If equality is not treated in a special way, then we may still express the fact that it is an equivalence relation, but the substution rule is not directly expressible. We might try to simulate the substitution rule by further axioms stating that all function symbols and relations respect equality, but at that point we might as well admit we've just axiomatized the substitution rule by hand.
The difference carries over to model theory. Suppose we have a model $M$ in which equality is interpreted by some relation $E \subseteq M \times M$. It follows that $E$ is an equivalence relation. In order for $M$ to validate the substitution rule, the interpretations of all other functions and relation symbols must be congruences with respect to $E$. Consequently, we may quotient the model by $E$ to obtain another model $M/E$ in which equality is equality. The upshot of this is that nothing much is gained by the extra generality of taking equality to be a general relation $E$.
A: The short answer is not much.
If equality $=$ is not included in logic, but is a relation satisfying some axioms, then its interpretation in a structure $\mathcal A$ can be any relation $E$ satisfying these axioms. Typically these axioms would force $E$ to be an equivalence relations such that all other relations are $E$-invariant. Then you can quotient the universe under $E$ and obtain a structure $\mathcal A/E$ were $=$ is interpreted by actual equality.
Edit: Let me elaborate why $\mathcal A$ and $\mathcal A/E$ are essentially the same. Each structure $\mathcal A$ is now characterised by $\mathcal A/E$ together with a function that tells you how many copies of each element of $\mathcal A/E$ you have (i.e. the size of the equivalence class).
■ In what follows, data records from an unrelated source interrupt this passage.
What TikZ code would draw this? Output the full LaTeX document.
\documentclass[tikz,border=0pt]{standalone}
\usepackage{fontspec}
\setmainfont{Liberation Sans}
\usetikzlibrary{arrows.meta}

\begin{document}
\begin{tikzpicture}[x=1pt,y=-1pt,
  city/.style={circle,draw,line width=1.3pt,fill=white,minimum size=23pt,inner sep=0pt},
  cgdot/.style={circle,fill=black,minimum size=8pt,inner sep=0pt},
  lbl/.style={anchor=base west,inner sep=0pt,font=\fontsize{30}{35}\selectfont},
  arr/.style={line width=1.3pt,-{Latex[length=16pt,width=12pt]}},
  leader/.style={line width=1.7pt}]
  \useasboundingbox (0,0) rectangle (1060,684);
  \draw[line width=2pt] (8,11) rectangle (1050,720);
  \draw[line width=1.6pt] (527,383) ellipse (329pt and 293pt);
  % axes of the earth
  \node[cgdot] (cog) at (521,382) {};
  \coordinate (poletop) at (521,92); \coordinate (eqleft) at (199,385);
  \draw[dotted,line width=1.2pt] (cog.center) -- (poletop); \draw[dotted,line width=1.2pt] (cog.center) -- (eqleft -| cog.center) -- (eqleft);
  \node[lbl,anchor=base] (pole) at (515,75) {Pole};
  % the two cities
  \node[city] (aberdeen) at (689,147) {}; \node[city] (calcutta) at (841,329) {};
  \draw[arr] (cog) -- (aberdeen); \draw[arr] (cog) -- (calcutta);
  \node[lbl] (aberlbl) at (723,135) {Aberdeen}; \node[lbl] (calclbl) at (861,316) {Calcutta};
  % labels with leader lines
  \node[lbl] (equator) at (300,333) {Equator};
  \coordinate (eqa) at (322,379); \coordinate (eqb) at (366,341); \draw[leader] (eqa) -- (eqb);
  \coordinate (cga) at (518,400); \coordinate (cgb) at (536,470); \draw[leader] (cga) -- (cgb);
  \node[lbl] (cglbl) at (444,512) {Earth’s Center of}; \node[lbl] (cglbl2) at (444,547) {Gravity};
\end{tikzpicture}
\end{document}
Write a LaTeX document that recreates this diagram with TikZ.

Since there is no way to control this function whatsoever, it is essentially noise and is best ignored. (Of course, you can choose not to ignore it, but it is hard to see what is the gain.) So you would want to identify functions $f_1, f_2 : \mathcal A_1 \to \mathcal A_2$ if $\mathcal A_2 \models f_1(x) = f_2(x)$ for every $x \in \mathcal A_1$. The effect of this is that you look at functions $\mathcal A_1/E_1 \to \mathcal A_2/E_2$.